There is no better illustration of this blogger-takeover than the wrath of infuriated Grazia editrix, Paula Reed, whose second row view of the 2010 Galliano couture show was obscured by pubescent blogger Tavi's gigantic hair bow. Who were all these cheeky young upstarts?? How dare they hijack our 'frow' seats??

I pity fashion PRs. They are now caught between a rock and hard place with seating arrangements these days, more often than not faced with the publicity-gaining conundrum of, hmmm...
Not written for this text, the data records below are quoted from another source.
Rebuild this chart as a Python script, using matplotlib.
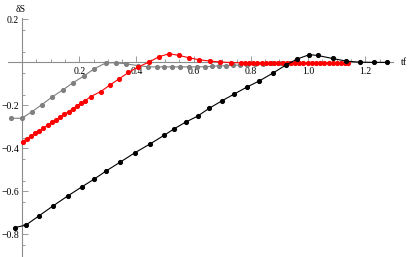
import matplotlib.pyplot as plt
from matplotlib.ticker import FixedLocator

plt.rcParams.update({
    'font.family': ['Liberation Serif', 'DejaVu Serif'],
    'font.size': 7,
})

# black series
tf_black = [-0.025, 0.013, 0.060, 0.109, 0.160, 0.209, 0.253, 0.293, 0.343, 0.395,
            0.448, 0.497, 0.533, 0.572, 0.614, 0.655, 0.700, 0.741, 0.786, 0.830,
            0.877, 0.923, 0.963, 1.005, 1.034, 1.086, 1.133, 1.180, 1.232, 1.277]
ds_black = [-0.768, -0.757, -0.713, -0.667, -0.621, -0.579, -0.542, -0.506, -0.464, -0.420,
            -0.379, -0.339, -0.308, -0.278, -0.250, -0.213, -0.178, -0.148, -0.115, -0.086,
            -0.050, -0.012, 0.016, 0.036, 0.032, 0.018, 0.006, 0.001, 0.000, 0.000]

# gray series
tf_gray = [-0.038, -0.001, 0.034, 0.070, 0.106, 0.143, 0.179, 0.217, 0.252, 0.294,
           0.328, 0.364, 0.405, 0.442, 0.471, 0.498, 0.526, 0.552, 0.584, 0.613,
           0.639, 0.663, 0.688, 0.712, 0.739, 0.762, 0.787, 0.815, 0.843, 0.874,
           0.906, 0.937]
ds_gray = [-0.260, -0.260, -0.230, -0.196, -0.160, -0.128, -0.094, -0.063, -0.030, -0.002,
           -0.002, -0.007, -0.015, -0.021, -0.021, -0.021, -0.021, -0.021, -0.021, -0.021,
           -0.020, -0.019, -0.016, -0.016, -0.014, -0.012, -0.010, -0.008, -0.006, -0.004,
           -0.003, -0.002]

# red series
tf_red = [0.002, 0.017, 0.031, 0.046, 0.061, 0.075, 0.090, 0.104, 0.119, 0.133,
          0.148, 0.163, 0.177, 0.192, 0.206, 0.221, 0.240, 0.275, 0.308, 0.339,
          0.372, 0.405, 0.445, 0.480, 0.515, 0.550, 0.585, 0.620, 0.657, 0.692,
          0.730, 0.765, 0.780, 0.794, 0.809, 0.823, 0.838, 0.853, 0.867, 0.882,
          0.896, 0.911, 0.926, 0.940, 0.955, 0.969, 0.984, 0.999, 1.013, 1.028,
          1.042, 1.057, 1.072, 1.086, 1.101, 1.115, 1.130, 1.139]
ds_red = [-0.368, -0.355, -0.343, -0.330, -0.317, -0.305, -0.292, -0.279, -0.267, -0.254,
          -0.241, -0.229, -0.216, -0.203, -0.191, -0.178, -0.159, -0.136, -0.105, -0.077,
          -0.047, -0.022, 0.002, 0.027, 0.040, 0.032, 0.021, 0.012, 0.006, 0.002,
          -0.001, -0.002, -0.003, -0.003, -0.003, -0.003, -0.003, -0.003, -0.003, -0.003,
          -0.003, -0.003, -0.003, -0.003, -0.003, -0.003, -0.003, -0.003, -0.003, -0.003,
          -0.003, -0.003, -0.003, -0.003, -0.003, -0.003, -0.003, -0.002]

x_ticks = [0.2, 0.4, 0.6, 0.8, 1.0, 1.2]
x_labels = ['0.2', '0.4', '0.6', '0.8', '1.0', '1.2']
y_ticks = [-0.8, -0.6, -0.4, -0.2, 0.2]
y_labels = ['\u22120.8', '\u22120.6', '\u22120.4', '\u22120.2', '0.2']

fig = plt.figure(figsize=(4.09, 2.57), dpi=100)
ax = fig.add_axes([0, 0, 1, 1])

ax.plot(tf_gray, ds_gray, 'o-', color='#808080', ms=2.7, lw=0.8)
ax.plot(tf_red, ds_red, 'o-', color='#ff0000', ms=2.7, lw=0.8)
ax.plot(tf_black, ds_black, 'o-', color='black', ms=2.7, lw=0.8)

ax.set_xlim(-0.077, 1.353)
ax.set_ylim(-0.905, 0.29)

# axes through the origin, Mathematica style
axis_col = '#8c8c8c'
for s in ['top', 'right']:
    ax.spines[s].set_visible(False)
ax.spines['left'].set_position(('data', 0))
ax.spines['bottom'].set_position(('data', 0))
ax.spines['left'].set_bounds(-0.905, 0.207)
ax.spines['bottom'].set_bounds(-0.048, 1.297)
for s in ['left', 'bottom']:
    ax.spines[s].set_color(axis_col)
    ax.spines[s].set_linewidth(0.8)
    ax.spines[s].set_zorder(0)

ax.xaxis.set_major_locator(FixedLocator(x_ticks))
ax.xaxis.set_minor_locator(FixedLocator([0.05 * i for i in range(0, 26) if i % 4 != 0]))
ax.yaxis.set_major_locator(FixedLocator(y_ticks))
ax.yaxis.set_minor_locator(FixedLocator(
    [-0.85 + 0.05 * i for i in range(0, 22) if (i + 1) % 4 != 0 and abs(-0.85 + 0.05 * i) > 1e-6]))
ax.set_xticklabels(x_labels)
ax.set_yticklabels(y_labels)
ax.tick_params(which='both', direction='in', color=axis_col, width=0.6)
ax.tick_params(which='major', length=4, labelsize=7)
ax.tick_params(axis='x', which='major', pad=3.5)
ax.tick_params(axis='y', which='major', pad=2)
ax.tick_params(which='minor', length=2)

ax.text(1.325, 0.0, 'tf', ha='left', va='center', fontsize=7)
ax.text(-0.005, 0.225, '\u03b4S', ha='center', va='bottom', fontsize=7)

fig.savefig('out.png', dpi=100)
plt.close(fig)
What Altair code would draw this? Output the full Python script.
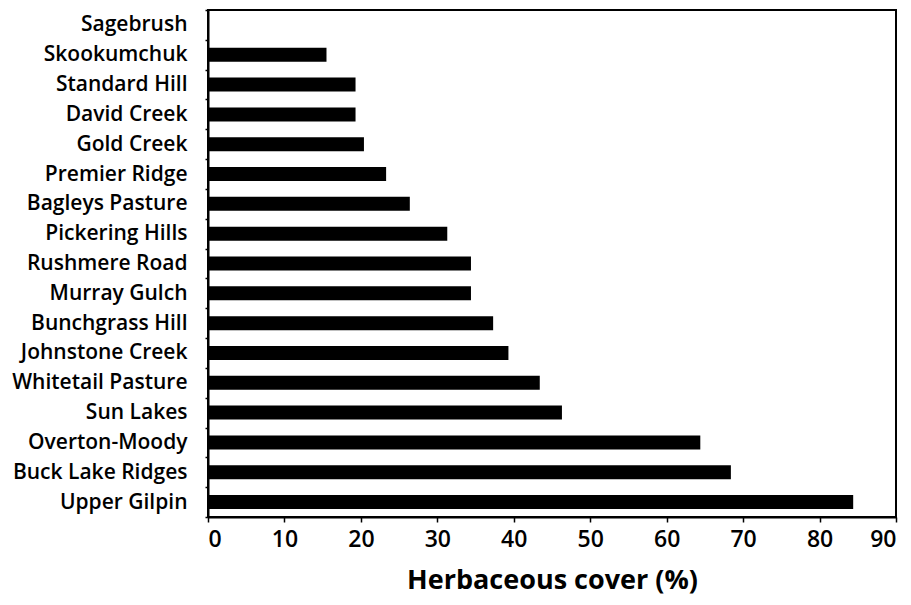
import altair as alt
import pandas as pd

sites = [
    "Sagebrush", "Skookumchuk", "Standard Hill", "David Creek", "Gold Creek",
    "Premier Ridge", "Bagleys Pasture", "Pickering Hills", "Rushmere Road",
    "Murray Gulch", "Bunchgrass Hill", "Johnstone Creek", "Whitetail Pasture",
    "Sun Lakes", "Overton-Moody", "Buck Lake Ridges", "Upper Gilpin",
]
cover = [0, 15.5, 19.3, 19.3, 20.4, 23.3, 26.4, 31.3, 34.4, 34.4, 37.3,
         39.3, 43.4, 46.3, 64.4, 68.4, 84.4]
x_ticks = [0, 10, 20, 30, 40, 50, 60, 70, 80, 90]

df = pd.DataFrame({"site": sites, "cover": cover})

FONT = "Open Sans"

chart = (
    alt.Chart(df)
    .mark_bar(color="black", size=14)
    .encode(
        x=alt.X(
            "cover:Q",
            scale=alt.Scale(domain=[0, 90], nice=False, zero=True),
            axis=alt.Axis(
                values=x_ticks,
                title="Herbaceous cover (%)",
                grid=False,
                domainColor="black",
                domainWidth=2,
                tickColor="black",
                tickWidth=1.5,
                tickSize=5,
                labelFont=FONT,
                labelFontSize=23,
                labelFontWeight=600,
                labelColor="black",
                labelPadding=6,
                titleFont=FONT,
                titleFontSize=27,
                titleFontWeight="bold",
                titleColor="black",
                titlePadding=16,
            ),
        ),
        y=alt.Y(
            "site:N",
            sort=sites,
            scale=alt.Scale(paddingInner=0, paddingOuter=0),
            axis=alt.Axis(
                title=None,
                tickBand="extent",
                domainColor="black",
                domainWidth=2,
                tickColor="black",
                tickWidth=1.5,
                tickSize=3,
                labelFont=FONT,
                labelFontSize=21,
                labelFontWeight=600,
                labelColor="black",
                labelPadding=18,
            ),
        ),
    )
    .properties(
        width=688,
        height=507,
        autosize=alt.AutoSizeParams(type="none"),
        padding={"left": 200, "top": 2, "right": 6, "bottom": 80},
    )
    .configure_view(stroke="black", strokeWidth=2)
)

chart.save("out.html", embed_options={"renderer": "svg", "actions": False})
A) Credible journalist from respectable publication

or

B) Flash-in-the-pan blogger du jour

This line-blurring between legitimate press member and amateur self-appointed journo caused a brouhaha amongst the BFC, whom, for a while weren't sure what the hell to do with the blogger invasion and an ever-expanding press area. A separate 'blogger' registration was swiftly implemented in 2011 and bloggers found themselves banished from the press area, in exile around the cobbles of Somerset House, noses pressed up against the window, glumly looking on as press members chugged their Vitamin Water.

Celebrities have always attended fashion shows since, well, Yves Saint Laurent was popping those Xanax. Now we have random members of TOWIE. This season, as I took my seat I found myself whispering all too often to my accomplice, "Who the hell is that?" as paps wet their panties over Made In Chelsea rejects. Today's LFW 'frow' is peppered with indiscriminate, disposable variables of: celebuspawn (Geldofs) faux-reality nonsense (see above) and chart-bothering popstrels (Nicola Roberts, Pixie Lott). Dark times.

I like to think London Fashion Week serves as a kind of clothes-centric microcosm of the macrocosm of society. Its incarnations, evolution and attendees each season reflect the flighty preoccupations culture places on hierarchy, artifice and worth. Which, given the wealth of design talent showcased, is a real shame. Will the blogging phenomenon implode? Possibly. There are only so many 'look-what-I'm wearing-today-and-got-in-my-goodie-bag-at-this-party' blogs one can consume. As for the future of LFW? It will continue to magically bend and flex around the needs of those who consume it.